Nicht nur die anderen regionalen Teams sollten sich ein Beispiel nehmen und sich die neuen Medien zu Nutze machen. Auch der HCD könnte sich ein Beispiel nehmen am Amateurclub. Schlussendlich schafft es Arosa mittlerweile fast 10% der Zuschauer an die Marke zu binden. Und zwar nicht im Stadion, sondern am Smartphone. Ein treuer Stamm von gut 50 User ist praktisch an jedem Spiel online. Das nennt sich brand loyalty.

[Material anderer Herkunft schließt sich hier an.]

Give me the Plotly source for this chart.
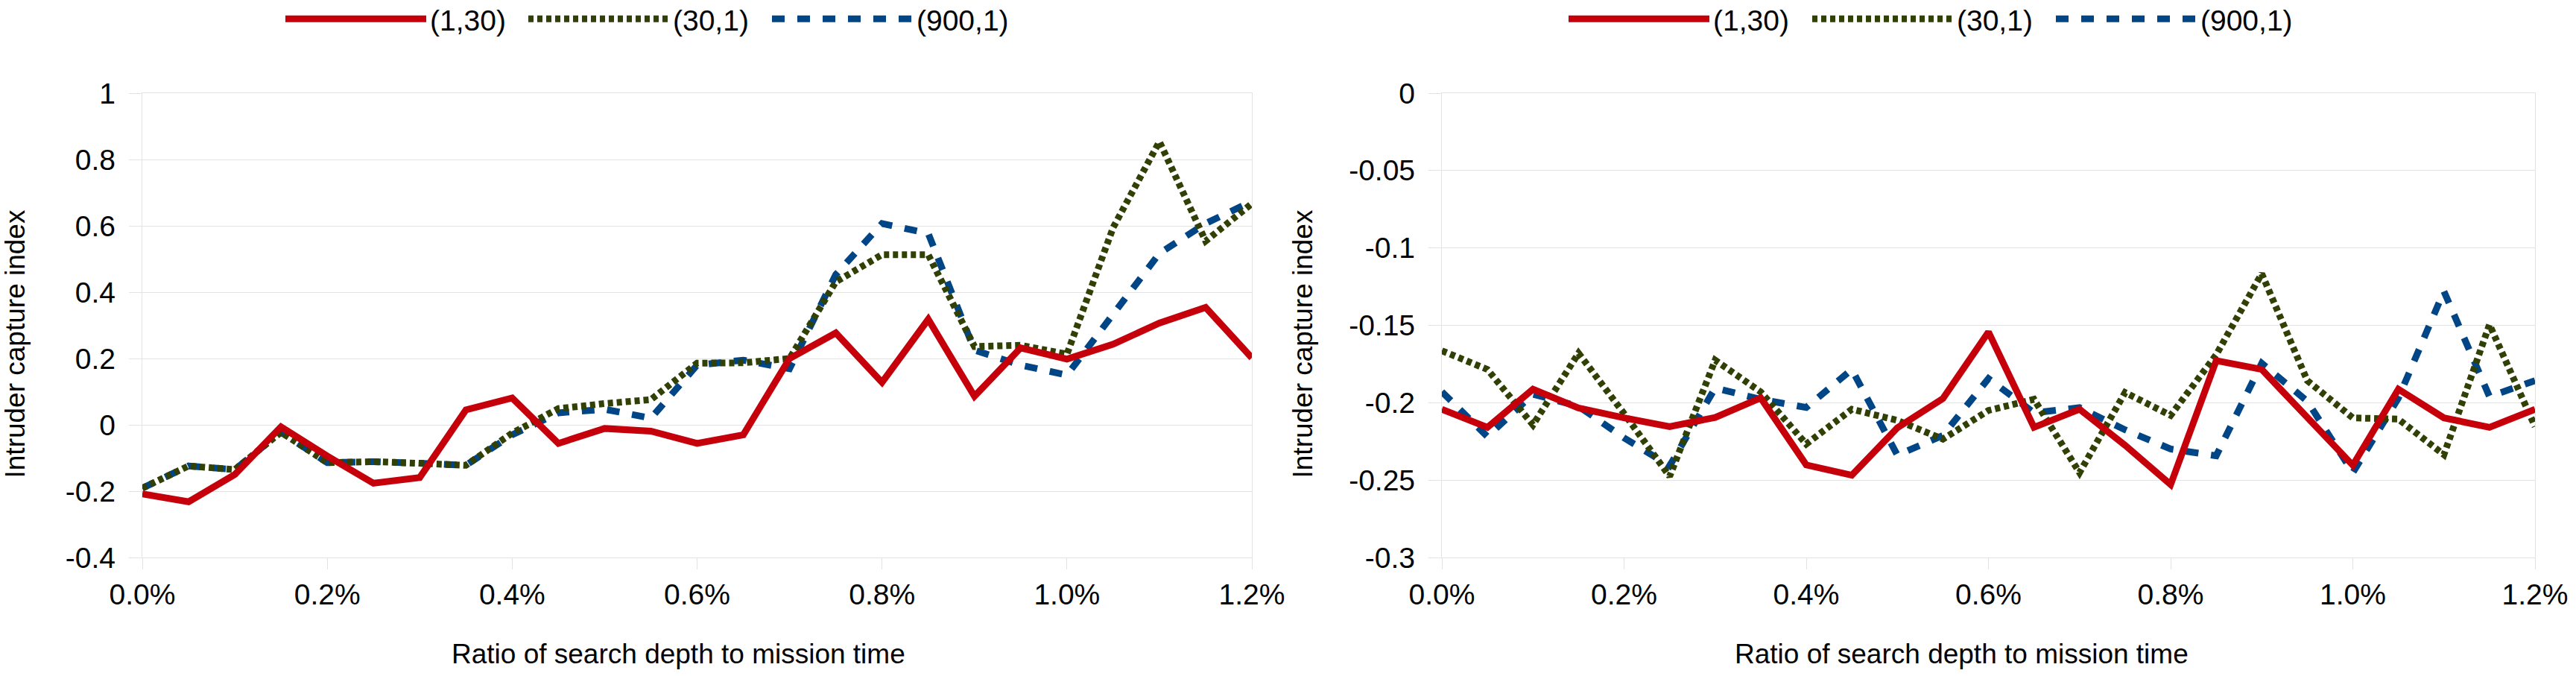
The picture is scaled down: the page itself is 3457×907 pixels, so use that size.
import plotly.graph_objects as go

# ---------------- data ----------------
x_pct = [0.0, 0.05, 0.1, 0.15, 0.2, 0.25, 0.3, 0.35, 0.4, 0.45, 0.5, 0.55, 0.6,
         0.65, 0.7, 0.75, 0.8, 0.85, 0.9, 0.95, 1.0, 1.05, 1.1, 1.15, 1.2]

series_names = ["(1,30)", "(30,1)", "(900,1)"]

left_1_30 = [-0.208, -0.232, -0.150, -0.006, -0.094, -0.176, -0.159, 0.045, 0.081,
             -0.056, -0.011, -0.019, -0.056, -0.030, 0.200, 0.277, 0.128, 0.318,
             0.086, 0.232, 0.198, 0.243, 0.307, 0.354, 0.202]
left_30_1 = [-0.191, -0.124, -0.135, -0.022, -0.114, -0.111, -0.116, -0.122, -0.025,
             0.049, 0.064, 0.076, 0.186, 0.187, 0.200, 0.431, 0.513, 0.513,
             0.236, 0.240, 0.213, 0.595, 0.854, 0.554, 0.667]
left_900_1 = [-0.191, -0.124, -0.135, -0.022, -0.114, -0.111, -0.116, -0.122, -0.030,
              0.036, 0.047, 0.020, 0.180, 0.195, 0.169, 0.453, 0.607, 0.577,
              0.225, 0.180, 0.150, 0.330, 0.517, 0.607, 0.674]

right_1_30 = [-0.2042, -0.2159, -0.1913, -0.2034, -0.2098, -0.2154, -0.2095, -0.1969,
              -0.2402, -0.2468, -0.2162, -0.1973, -0.1543, -0.2159, -0.2042, -0.2275,
              -0.2529, -0.1728, -0.1785, -0.2095, -0.2404, -0.1913, -0.2098, -0.2159,
              -0.2042]
right_30_1 = [-0.1664, -0.1785, -0.2143, -0.1680, -0.2070, -0.2476, -0.1725, -0.1930,
              -0.2267, -0.2042, -0.2114, -0.2235, -0.2050, -0.1978, -0.2452, -0.1934,
              -0.2082, -0.1690, -0.1166, -0.1857, -0.2098, -0.2106, -0.2336, -0.1495,
              -0.2154]
right_900_1 = [-0.1929, -0.2219, -0.1945, -0.2023, -0.2227, -0.2408, -0.1905, -0.1978,
               -0.2031, -0.1785, -0.2339, -0.2211, -0.1844, -0.2065, -0.2032, -0.2175,
               -0.2299, -0.2343, -0.1745, -0.1990, -0.2452, -0.1970, -0.1280, -0.1960,
               -0.1857]

x_tick_vals = [0.0, 0.2, 0.4, 0.6, 0.8, 1.0, 1.2]
x_tick_text = ["0.0%", "0.2%", "0.4%", "0.6%", "0.8%", "1.0%", "1.2%"]
left_y_vals = [-0.4, -0.2, 0, 0.2, 0.4, 0.6, 0.8, 1]
left_y_text = ["-0.4", "-0.2", "0", "0.2", "0.4", "0.6", "0.8", "1"]
right_y_vals = [-0.3, -0.25, -0.2, -0.15, -0.1, -0.05, 0]
right_y_text = ["-0.3", "-0.25", "-0.2", "-0.15", "-0.1", "-0.05", "0"]

x_title = "Ratio of search depth to mission time"
y_title = "Intruder capture index"

# ---------------- styling ----------------
W, H = 3457, 907
FONT = "Liberation Sans"
GRID = "#e3e3e3"
colors = {"(1,30)": "#c5000b", "(30,1)": "#314004", "(900,1)": "#004586"}
dashes = {"(1,30)": "solid", "(30,1)": "7px,5px", "(900,1)": "17px,17px"}
widths = {"(1,30)": 9, "(30,1)": 9, "(900,1)": 9}

# one single-item legend per series and panel (left edge of sample line, in px)
legend_left_px = {
    ("x", "(1,30)"): 383, ("x", "(30,1)"): 709, ("x", "(900,1)"): 1036,
    ("x2", "(1,30)"): 2105, ("x2", "(30,1)"): 2432, ("x2", "(900,1)"): 2759,
}

fig = go.Figure()

panels = [
    ("x", "y", {"(1,30)": left_1_30, "(30,1)": left_30_1, "(900,1)": left_900_1}),
    ("x2", "y2", {"(1,30)": right_1_30, "(30,1)": right_30_1, "(900,1)": right_900_1}),
]

def px_x(p):
    return p / W

def px_y(p):
    return 1 - p / H

legend_ids = {}
k = 0
for xa, ya, data in panels:
    for name in series_names:
        k += 1
        legend_ids[(xa, name)] = "legend" if k == 1 else "legend%d" % k

# draw order: blue bottom, green middle, red on top
for xa, ya, data in panels:
    for name in ["(900,1)", "(30,1)", "(1,30)"]:
        fig.add_trace(go.Scatter(
            x=x_pct, y=data[name], name=name, mode="lines",
            xaxis=xa, yaxis=ya, legend=legend_ids[(xa, name)], showlegend=True,
            line=dict(color=colors[name], width=widths[name], dash=dashes[name]),
            hoverinfo="x+y+name",
        ))

y_dom = [px_y(748), px_y(125)]

axis_common = dict(
    showline=True, mirror=True, linecolor=GRID, linewidth=1.3,
    zeroline=False, ticks="outside", tickcolor=GRID, tickwidth=1.3,
    tickfont=dict(family=FONT, size=39, color="black"),
)

legend_common = dict(orientation="h", xanchor="left", yanchor="middle",
                     y=px_y(25.5), itemwidth=189, visible=True,
                     font=dict(family=FONT, size=39, color="black"),
                     bgcolor="rgba(0,0,0,0)", borderwidth=0)

layout_legends = {}
for (xa, name), lid in legend_ids.items():
    layout_legends[lid] = dict(x=px_x(legend_left_px[(xa, name)] - 5), **legend_common)

fig.update_layout(
    width=W, height=H,
    showlegend=True,
    margin=dict(l=0, r=0, t=0, b=0, autoexpand=False),
    paper_bgcolor="white", plot_bgcolor="white",
    font=dict(family=FONT, color="black"),
    xaxis=dict(domain=[px_x(191), px_x(1680)], range=[0, 1.2], anchor="y",
               tickvals=x_tick_vals, ticktext=x_tick_text, showgrid=False,
               ticklen=15, **axis_common),
    yaxis=dict(domain=y_dom, range=[-0.4, 1], anchor="x",
               tickvals=left_y_vals, ticktext=left_y_text, showgrid=True,
               gridcolor=GRID, gridwidth=1.3, ticklen=17, ticklabelstandoff=10,
               **axis_common),
    xaxis2=dict(domain=[px_x(1935), px_x(3402)], range=[0, 1.2], anchor="y2",
                tickvals=x_tick_vals, ticktext=x_tick_text, showgrid=False,
                ticklen=15, **axis_common),
    yaxis2=dict(domain=y_dom, range=[-0.3, 0], anchor="x2",
                tickvals=right_y_vals, ticktext=right_y_text, showgrid=True,
                gridcolor=GRID, gridwidth=1.3, ticklen=17, ticklabelstandoff=10,
                **axis_common),
    **layout_legends,
)

ann_font = dict(family=FONT, size=37, color="black")
for cx in (910, 2632):
    fig.add_annotation(text=x_title, x=px_x(cx), y=px_y(877), xref="paper", yref="paper",
                       xanchor="center", yanchor="middle", showarrow=False, font=ann_font)
for cx in (20, 1748):
    fig.add_annotation(text=y_title, x=px_x(cx), y=px_y(461.5), xref="paper", yref="paper",
                       xanchor="center", yanchor="middle", textangle=-90, showarrow=False,
                       font=ann_font)

fig.write_html("out.html", config={"displayModeBar": False},
               post_script="document.body.style.margin='0';")
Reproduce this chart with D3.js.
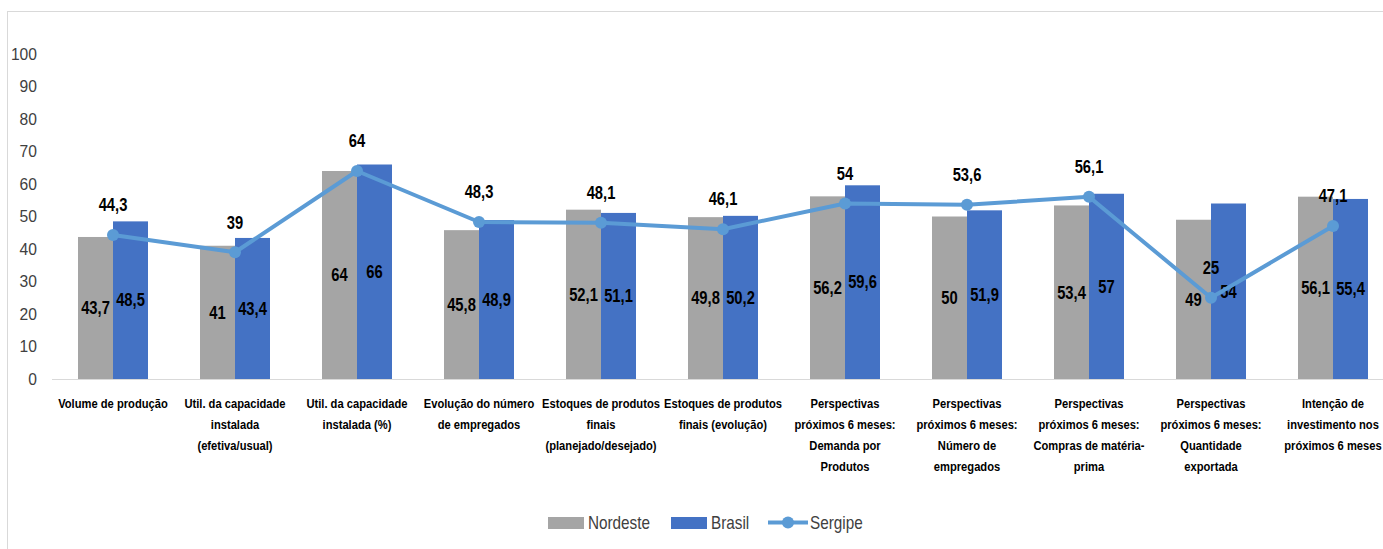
<!DOCTYPE html>
<html>
<head>
<meta charset="utf-8">
<script src="https://cdn.jsdelivr.net/npm/d3@7"></script>
<style>
  body { margin: 0; background: #fff; }
  svg { display: block; }
  text { font-family: "Liberation Sans", Arial, sans-serif; fill: #000; }
</style>
</head>
<body>
<div id="chart"></div>
<script>
const width = 1383;
const height = 549;

// categories, wrapped as in the original
const categories = [
    ["Volume de produção"],
    ["Util. da capacidade", "instalada", "(efetiva/usual)"],
    ["Util. da capacidade", "instalada (%)"],
    ["Evolução do número", "de empregados"],
    ["Estoques de produtos", "finais", "(planejado/desejado)"],
    ["Estoques de produtos", "finais (evolução)"],
    ["Perspectivas", "próximos 6 meses:", "Demanda por", "Produtos"],
    ["Perspectivas", "próximos 6 meses:", "Número de", "empregados"],
    ["Perspectivas", "próximos 6 meses:", "Compras de matéria-", "prima"],
    ["Perspectivas", "próximos 6 meses:", "Quantidade", "exportada"],
    ["Intenção de", "investimento nos", "próximos 6 meses"]
];
const nordeste = [43.7, 41, 64, 45.8, 52.1, 49.8, 56.2, 50, 53.4, 49, 56.1];
const brasil = [48.5, 43.4, 66, 48.9, 51.1, 50.2, 59.6, 51.9, 57, 54, 55.4];
const sergipe = [44.3, 39, 64, 48.3, 48.1, 46.1, 54, 53.6, 56.1, 25, 47.1];
const yTicks = [0, 10, 20, 30, 40, 50, 60, 70, 80, 90, 100];

const colors = { nordeste: "#A5A5A5", brasil: "#4472C4", sergipe: "#5B9BD5" };
const fmt = v => String(v).replace(".", ",");

// narrow the text horizontally around its anchor x (Calibri-like width)
function squeeze(sel, s) {
    sel.attr("transform", function() {
        const ax = +this.getAttribute("x");
        return `translate(${ax},0) scale(${s},1) translate(${-ax},0)`;
    });
}

const svg = d3.select("#chart").append("svg")
    .attr("width", width)
    .attr("height", height);

// chart frame (cropped on the right/bottom)
svg.append("rect")
    .attr("x", 7.5).attr("y", 11.5)
    .attr("width", width).attr("height", height)
    .attr("fill", "none").attr("stroke", "#d9d9d9");

const x = d3.scaleBand()
    .domain(d3.range(categories.length))
    .range([52, 1394]);
const bw = 35;
const y = d3.scaleLinear().domain([0, 100]).range([379, 54]);

// y ticks
svg.append("g").selectAll("text")
    .data(yTicks)
    .enter().append("text")
    .attr("x", 37)
    .attr("y", d => y(d))
    .attr("dy", "0.35em")
    .attr("text-anchor", "end")
    .style("font-size", "17px")
    .style("fill", "#404040")
    .text(d => d)
    .call(squeeze, 0.92);

// baseline
svg.append("line")
    .attr("x1", 52).attr("x2", width)
    .attr("y1", y(0) + 0.5).attr("y2", y(0) + 0.5)
    .attr("stroke", "#d9d9d9");

const cx = i => x(i) + x.bandwidth() / 2;

const bars = svg.append("g");
bars.selectAll(".nord")
    .data(nordeste)
    .enter().append("rect")
    .attr("x", (d, i) => cx(i) - bw)
    .attr("y", d => y(d))
    .attr("width", bw)
    .attr("height", d => y(0) - y(d))
    .attr("fill", colors.nordeste);
bars.selectAll(".bras")
    .data(brasil)
    .enter().append("rect")
    .attr("x", (d, i) => cx(i))
    .attr("y", d => y(d))
    .attr("width", bw)
    .attr("height", d => y(0) - y(d))
    .attr("fill", colors.brasil);

// bar value labels
const lbl = svg.append("g")
    .style("font-size", "18px")
    .style("font-weight", "bold")
    .attr("text-anchor", "middle");
lbl.selectAll(".ln")
    .data(nordeste)
    .enter().append("text")
    .attr("x", (d, i) => cx(i) - bw / 2)
    .attr("y", d => y(d / 2))
    .attr("dy", "0.35em")
    .text(fmt)
    .call(squeeze, 0.82);
lbl.selectAll(".lb")
    .data(brasil)
    .enter().append("text")
    .attr("x", (d, i) => cx(i) + bw / 2)
    .attr("y", d => y(d / 2))
    .attr("dy", "0.35em")
    .text(fmt)
    .call(squeeze, 0.82);

// Sergipe line
const line = d3.line()
    .x((d, i) => cx(i))
    .y(d => y(d));
svg.append("path")
    .datum(sergipe)
    .attr("d", line)
    .attr("fill", "none")
    .attr("stroke", colors.sergipe)
    .attr("stroke-width", 4)
    .attr("stroke-linejoin", "round");
svg.append("g").selectAll("circle")
    .data(sergipe)
    .enter().append("circle")
    .attr("cx", (d, i) => cx(i))
    .attr("cy", d => y(d))
    .attr("r", 6)
    .attr("fill", colors.sergipe);
const lblS = svg.append("g")
    .style("font-size", "18px")
    .style("font-weight", "bold")
    .attr("text-anchor", "middle");
lblS.selectAll("text")
    .data(sergipe)
    .enter().append("text")
    .attr("x", (d, i) => cx(i))
    .attr("y", d => y(d) - 30)
    .attr("dy", "0.35em")
    .text(fmt)
    .call(squeeze, 0.82);

// category labels
const cat = svg.append("g")
    .style("font-size", "13px")
    .style("font-weight", "bold")
    .attr("text-anchor", "middle");
categories.forEach((lines, i) => {
    const t = cat.append("text")
        .attr("x", cx(i))
        .attr("y", 408);
    lines.forEach((s, j) => {
        t.append("tspan")
            .attr("x", cx(i))
            .attr("dy", j === 0 ? 0 : 21)
            .text(s);
    });
    t.call(squeeze, 0.86);
});

// legend
const legend = svg.append("g").style("font-size", "18px");
const items = [
    { name: "Nordeste", color: colors.nordeste, type: "bar", x: 548 },
    { name: "Brasil", color: colors.brasil, type: "bar", x: 671 },
    { name: "Sergipe", color: colors.sergipe, type: "line", x: 768 }
];
items.forEach(it => {
    if (it.type === "bar") {
        legend.append("rect")
            .attr("x", it.x).attr("y", 517)
            .attr("width", 36).attr("height", 12)
            .attr("fill", it.color);
    } else {
        legend.append("line")
            .attr("x1", it.x).attr("x2", it.x + 40)
            .attr("y1", 522.5).attr("y2", 522.5)
            .attr("stroke", it.color).attr("stroke-width", 4);
        legend.append("circle")
            .attr("cx", it.x + 20).attr("cy", 522.5).attr("r", 6)
            .attr("fill", it.color);
    }
    legend.append("text")
        .attr("x", it.x + (it.type === "bar" ? 40 : 42))
        .attr("y", 522.5)
        .attr("dy", "0.35em")
        .style("fill", "#404040")
        .text(it.name)
        .call(squeeze, 0.85);
});
</script>
</body>
</html>
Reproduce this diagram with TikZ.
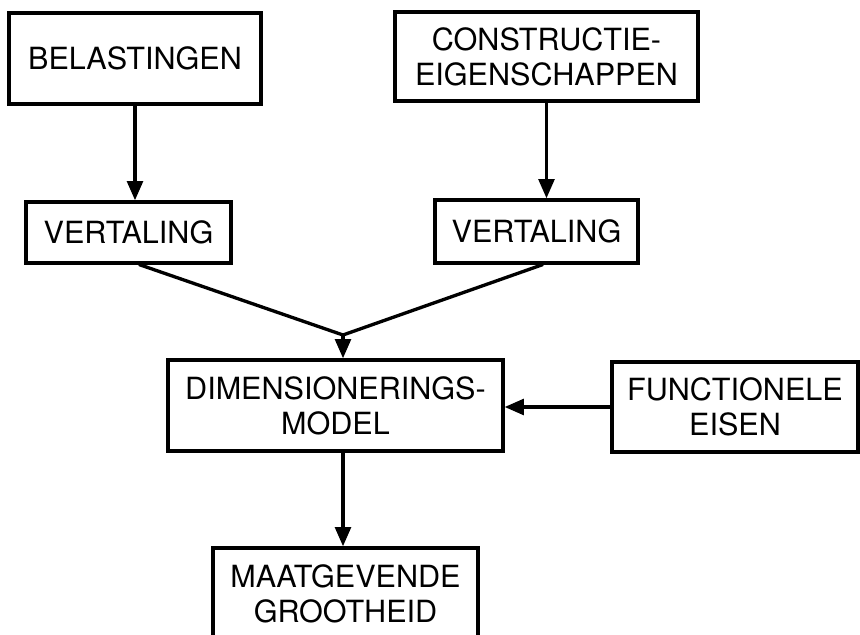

Chur gewinnt das Spiel übrigens nach drei Minuten in der Verlängerung mit 2:1, als Matchwinner zeichnet sich Manuel Holenstein mit dem Game Winner aus. Die Hauptstädter führen somit mit 2:0 in der Best-of-Five-Serie. Ein Sieg im nächsten Spiel wäre die Entscheidung. Marco bedankt sich bei allen User fürs Einschalten und verabschiedet sich, die User bedanken sich zurück für den tollen Service.

Es wäre auf jeden Fall schade, würde die Viertelfinal-Serie bereits am Samstag zu Ende sein. Alleine schon, weil es möglicherweise die letzte Übertragung von Arosa TV 2015/16 wäre.